The phenomenon of the codes, and its statistical improbability, is in this: Say we find a word--in the initial experiment, the name of a medieval rabbi--encoded in the text in this manner. Not difficult; Jewish names tend to repeat, just as English names do (how many "Roberts" do you know?). The name has to appear SOMEWHERE, and is in fact quite certain to appear in MANY places. But now we focus on the place where the name appears at its SHORTEST interval, obviously a much smaller portion of the text. Again, that means nothing--it has to happen somewhere.
But now we search for a related word or phrase--again, in the initial experiment, the date of that rabbi's birth or death, whichever is known; and we find that that information appears, again at its SHORTEST interval, IN THE SAME PLACE. To make the improbability of that clear, imagine the whole Torah spread out on a football field, and the place where both words appear at their shortest intervals is the size of a paperback book. That should strike anyone as rather unlikely; still, though, it might be a mere coincidence, and one such example still proves nothing.
The problem, for those who wish to dismiss the codes as meaningless or trivial, is that this strange coincidence appeared over and over with a rather long list of rabbis and their dates which were chosen by an arbitrary standard before the searches began.
These results were so shocking that the journal, Statistical Science, insisted that the experiment be repeated, this time with an entirely different list using another arbitrary standard--one chosen by reviewers at the journal and not by the scientists involved. The results were the same.
[Edited to add: I do not claim that these extreme outcomes occurred with every rabbi on either list; they did not. But the degree of correlation was extremely high, with a probability calculated at p < 0.000016. When precisely similar experiments were conducted with exactly the same data sets on the book of Isaiah and a Hebrew translation of "War and Peace", no such correlations were found.]
The standard was, for the record, the amount of space devoted to the rabbis' biographies in the Encyclopedia of Great Men in Israel, a standard work [for clarity, "Israel" here refers to the Jewish people and not to the nation-state]. The first sample included rabbis with at least three columns of text; the second, those with between 1.5 columns and three. There is, therefore, no question of the researchers using carefully selected data to ensure positive results; the standard was totally arbitrary and determined beforehand.

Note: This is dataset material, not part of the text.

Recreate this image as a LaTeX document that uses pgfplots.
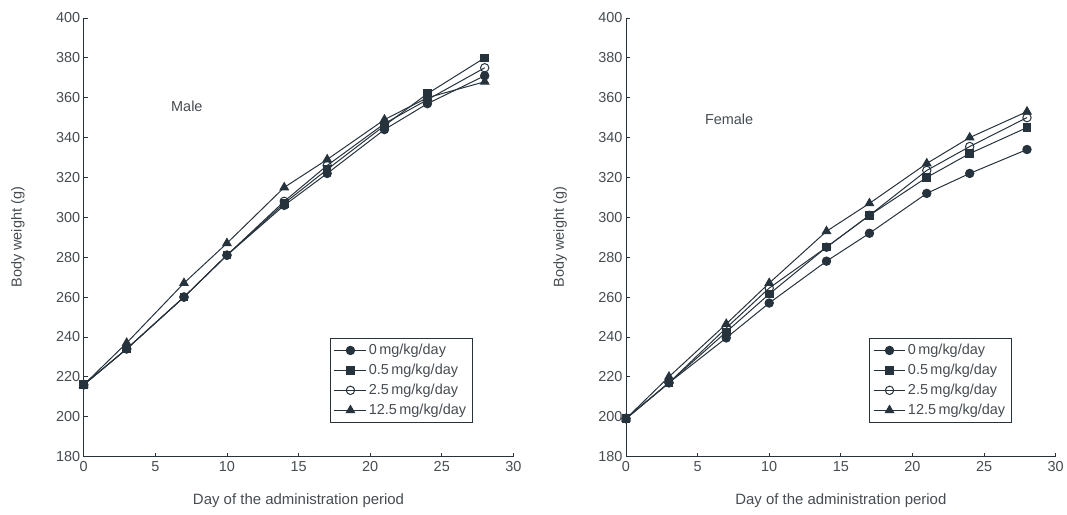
\documentclass[border=0pt]{standalone}
\usepackage{fontspec}
\setmainfont{Liberation Sans}
\usepackage{pgfplots}
\pgfplotsset{compat=1.18}
\definecolor{ln}{RGB}{38,50,60}
\definecolor{tx}{RGB}{70,76,82}
\pgfplotsset{
 bw/.style={
  scale only axis, width=431pt, height=440pt,
  xmin=0, xmax=30, ymin=180, ymax=400,
  xtick={0,5,...,30}, ytick={180,200,...,400},
  axis lines*=left, axis line style={ln, line width=0.8pt},
  tick style={ln, line width=0.8pt}, tick align=inside, major tick length=4pt,
  every tick label/.append style={font=\fontsize{14.5}{17}\selectfont, text=tx},
  every x tick label/.append style={yshift=-1.5pt},
  /pgf/number format/assume math mode=true,
  xlabel={Day of the administration period}, ylabel={Body weight (g)},
  every axis x label/.style={at={(axis description cs:0.5,0)}, yshift=-44pt, anchor=center, font=\fontsize{15}{17}\selectfont, text=tx},
  every axis y label/.style={at={(axis description cs:0,0.5)}, xshift=-66pt, rotate=90, anchor=center, font=\fontsize{14.5}{17}\selectfont, text=tx},
  clip=false,
  legend cell align=left,
  legend style={font=\fontsize{14.5}{16}\selectfont, text=tx, draw=ln, line width=0.8pt,
    anchor=south east, row sep=4pt, inner sep=4pt},
  legend image code/.code={\draw[mark repeat=2, mark phase=2, #1] plot coordinates {(0pt,0pt) (16pt,0pt) (32pt,0pt)};},
  every axis plot/.append style={ln, line width=1pt},
 },
 s0/.style={mark=*, mark size=4.2pt, mark options={fill=ln}},
 s1/.style={mark=square*, mark size=3.8pt, mark options={fill=ln}},
 s2/.style={mark=o, mark size=4.2pt, mark options={fill=white}},
 s3/.style={mark=triangle*, mark size=4.8pt, mark options={fill=ln}},
}
\begin{document}
\begin{tikzpicture}
\path (-84pt,-58pt) rectangle (983pt,458pt);
\begin{axis}[bw, at={(0pt,0pt)}, anchor=south west,
  legend style={at={(390/431,34/440)}}]
\addplot[s0] coordinates {(0,216) (3,234) (7,260) (10,281) (14,306) (17,322) (21,344) (24,357) (28,371)};
\addplot[s1] coordinates {(0,216) (3,234) (7,260) (10,281) (14,307) (17,324) (21,346) (24,362) (28,380)};
\addplot[s2] coordinates {(0,216) (3,234) (7,260) (10,281) (14,308) (17,326) (21,347) (24,359) (28,375)};
\addplot[s3] coordinates {(0,216) (3,237) (7,267) (10,287) (14,315) (17,329) (21,349) (24,360) (28,368)};
\legend{0\,mg/kg/day, 0.5\,mg/kg/day, 2.5\,mg/kg/day, 12.5\,mg/kg/day}
\node[font=\fontsize{14.5}{17}\selectfont, text=tx] at (axis cs:7.2,355.5) {Male};
\end{axis}
\begin{axis}[bw, at={(544pt,0pt)}, anchor=south west,
  legend style={at={(385/429,34/440)}}]
\addplot[s0] coordinates {(0,199) (3,217) (7,239.5) (10,257) (14,278) (17,292) (21,312) (24,322) (28,334)};
\addplot[s1] coordinates {(0,199) (3,217) (7,242.5) (10,261.5) (14,285) (17,301) (21,320) (24,332) (28,345)};
\addplot[s2] coordinates {(0,199) (3,217) (7,244.5) (10,264.5) (14,285) (17,301) (21,323.5) (24,335.5) (28,350)};
\addplot[s3] coordinates {(0,199) (3,220) (7,246.5) (10,267) (14,293) (17,307) (21,327) (24,340) (28,353)};
\legend{0\,mg/kg/day, 0.5\,mg/kg/day, 2.5\,mg/kg/day, 12.5\,mg/kg/day}
\node[font=\fontsize{14.5}{17}\selectfont, text=tx] at (axis cs:7.2,349) {Female};
\end{axis}
\end{tikzpicture}
\end{document}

Similar experiments with other texts--significantly, including other books of the Bible--have yielded no such consistency of results.
Perhaps, in the Moby Dick experiment, a similar encoded pair or two were found, after searching dozens of possibilities; that would not, as we have seen, be particularly surprising. But I know of no experiment with any other text that either used these arbitrary standards or that has produced such a long list of positive results or with an equally low predicted probability..
I hope this has clarified things a bit.